>> begin

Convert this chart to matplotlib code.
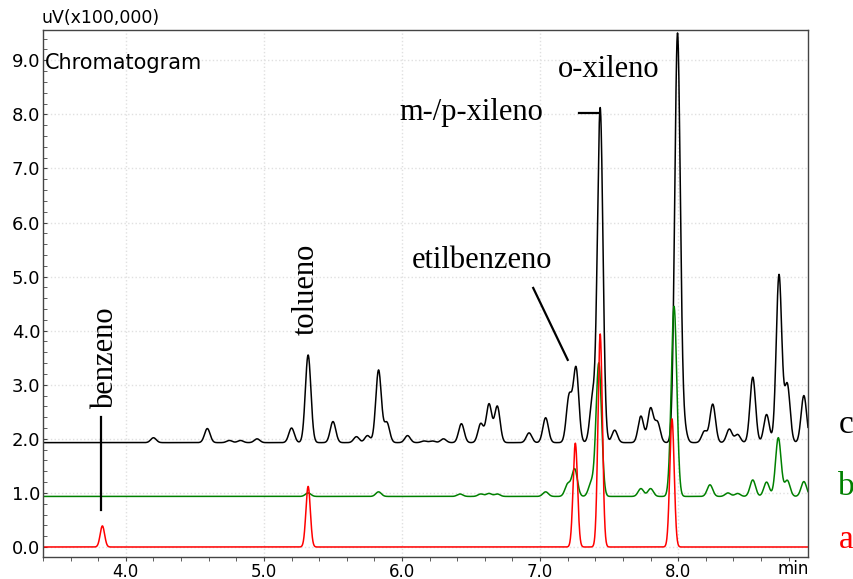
import numpy as np
import matplotlib
matplotlib.use("Agg")
import matplotlib.pyplot as plt
from matplotlib.ticker import MultipleLocator, FormatStrFormatter

# peak tables: retention time (min), apex value (x100,000 uV)
base_c = 1.93
rt_c = [4.20, 4.59, 4.75, 4.83, 4.95, 5.20, 5.32, 5.50, 5.67, 5.75, 5.83, 5.89,
        6.04, 6.16, 6.22, 6.30, 6.43, 6.57, 6.63, 6.69, 6.92, 7.04, 7.21, 7.26,
        7.38, 7.435, 7.54, 7.73, 7.80, 7.85, 7.995, 8.04, 8.19, 8.25, 8.37, 8.43,
        8.54, 8.64, 8.73, 8.79, 8.91]
top_c = [2.02, 2.19, 1.97, 1.97, 2.00, 2.20, 3.55, 2.32, 2.04, 2.06, 3.27, 2.30,
         2.06, 1.96, 1.96, 2.00, 2.28, 2.28, 2.64, 2.60, 2.11, 2.39, 2.78, 3.30,
         2.74, 8.11, 2.16, 2.42, 2.56, 2.30, 9.48, 2.24, 2.14, 2.64, 2.18, 2.08,
         3.14, 2.45, 5.03, 3.00, 2.80]

base_b = 0.935
rt_b = [5.32, 5.83, 6.42, 6.57, 6.63, 6.69, 7.04, 7.20, 7.25, 7.37, 7.425,
        7.73, 7.80, 7.97, 8.23, 8.36, 8.43, 8.54, 8.64, 8.725, 8.79, 8.91]
top_b = [1.00, 1.02, 0.98, 0.98, 0.99, 0.98, 1.02, 1.16, 1.44, 1.18, 3.40,
         1.08, 1.08, 4.45, 1.15, 1.00, 0.99, 1.24, 1.20, 2.02, 1.23, 1.21]

base_a = 0.0
rt_a = [3.83, 5.32, 7.255, 7.435, 7.955]
top_a = [0.39, 1.12, 1.92, 3.94, 2.37]


def trace(t, base, rts, tops, sig):
    y = np.full_like(t, base)
    for r, h in zip(rts, tops):
        y += (h - base) * np.exp(-0.5 * ((t - r) / sig) ** 2)
    return y


t = np.linspace(3.40, 8.94, 4000)
yc = trace(t, base_c, rt_c, top_c, 0.020)
yb = trace(t, base_b, rt_b, top_b, 0.020)
ya = trace(t, base_a, rt_a, top_a, 0.016)

fig = plt.figure(figsize=(8.54, 5.79), dpi=100)
ax = fig.add_axes([43 / 854, 1 - 557 / 579, (808 - 43) / 854, (557 - 30) / 579])

ax.plot(t, yc, color="black", lw=1.1)
ax.plot(t, yb, color="#008000", lw=1.1)
ax.plot(t, ya, color="#ff0000", lw=1.1)

ax.set_xlim(3.40, 8.94)
ax.set_ylim(-0.185, 9.56)
ax.xaxis.set_major_locator(MultipleLocator(1.0))
ax.xaxis.set_minor_locator(MultipleLocator(0.2))
ax.yaxis.set_major_locator(MultipleLocator(1.0))
ax.yaxis.set_minor_locator(MultipleLocator(0.2))
ax.xaxis.set_major_formatter(FormatStrFormatter("%.1f"))
ax.yaxis.set_major_formatter(FormatStrFormatter("%.1f"))
ax.tick_params(axis="x", which="both", direction="out", length=3, pad=1,
               labelsize=12, color="#444444")
ax.tick_params(axis="y", which="both", direction="in", length=3, pad=2,
               labelsize=13, color="#444444")
for lab in ax.get_xticklabels() + ax.get_yticklabels():
    lab.set_family("DejaVu Sans")
ax.grid(True, which="major", color="#e0e0e0", ls=":", lw=1.0)
for sp in ax.spines.values():
    sp.set_color("#444444")
    sp.set_linewidth(1.0)

serif = "Liberation Serif"
ax.text(3.85, 2.55, "benzeno", rotation=90, ha="center", va="bottom",
        family=serif, fontsize=22)
ax.plot([3.82, 3.82], [0.68, 2.40], color="black", lw=1.6)
ax.text(5.31, 3.92, "tolueno", rotation=90, ha="center", va="bottom",
        family=serif, fontsize=22)
ax.text(6.58, 5.16, "etilbenzeno", ha="center", va="baseline",
        family=serif, fontsize=22)
ax.plot([6.95, 7.20], [4.79, 3.46], color="black", lw=1.6)
ax.text(6.50, 7.89, "m-/p-xileno", ha="center", va="baseline",
        family=serif, fontsize=22)
ax.plot([7.283, 7.42], [8.03, 8.03], color="black", lw=1.6)
ax.text(7.50, 8.69, "o-xileno", ha="center", va="baseline",
        family=serif, fontsize=22)

ax.text(0.003, 8.95, "Chromatogram", transform=ax.get_yaxis_transform(),
        ha="left", va="center", family="DejaVu Sans", fontsize=15)

fig.text(42 / 854, 1 - 18 / 579, "uV(x100,000)", ha="left", va="center",
         family="DejaVu Sans", fontsize=12.5)
fig.text(793 / 854, 1 - 569 / 579, "min", ha="center", va="center",
         family="DejaVu Sans", fontsize=12)

fig.text(846 / 854, 1 - 433 / 579, "c", ha="center", va="baseline",
         family=serif, fontsize=24, color="black")
fig.text(846 / 854, 1 - 495 / 579, "b", ha="center", va="baseline",
         family=serif, fontsize=24, color="#008000")
fig.text(846 / 854, 1 - 548 / 579, "a", ha="center", va="baseline",
         family=serif, fontsize=24, color="#ff0000")

fig.savefig("out.png", dpi=100)
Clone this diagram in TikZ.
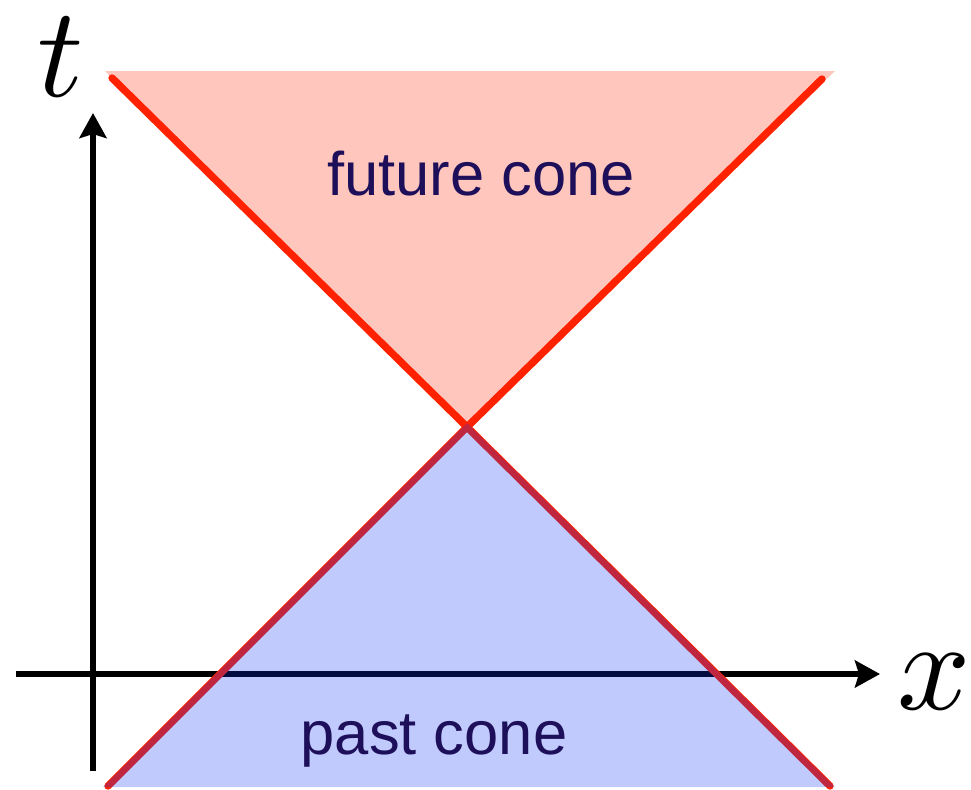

>> end

Write down every line from the opening of the listing to the line with "from matplotlib.ticker import", both included, and nothing else; the pictures are omitted.

Convert this chart to matplotlib code.
import numpy as np
import matplotlib
matplotlib.use("Agg")
import matplotlib.pyplot as plt
from matplotlib.ticker import MultipleLocator, FormatStrFormatter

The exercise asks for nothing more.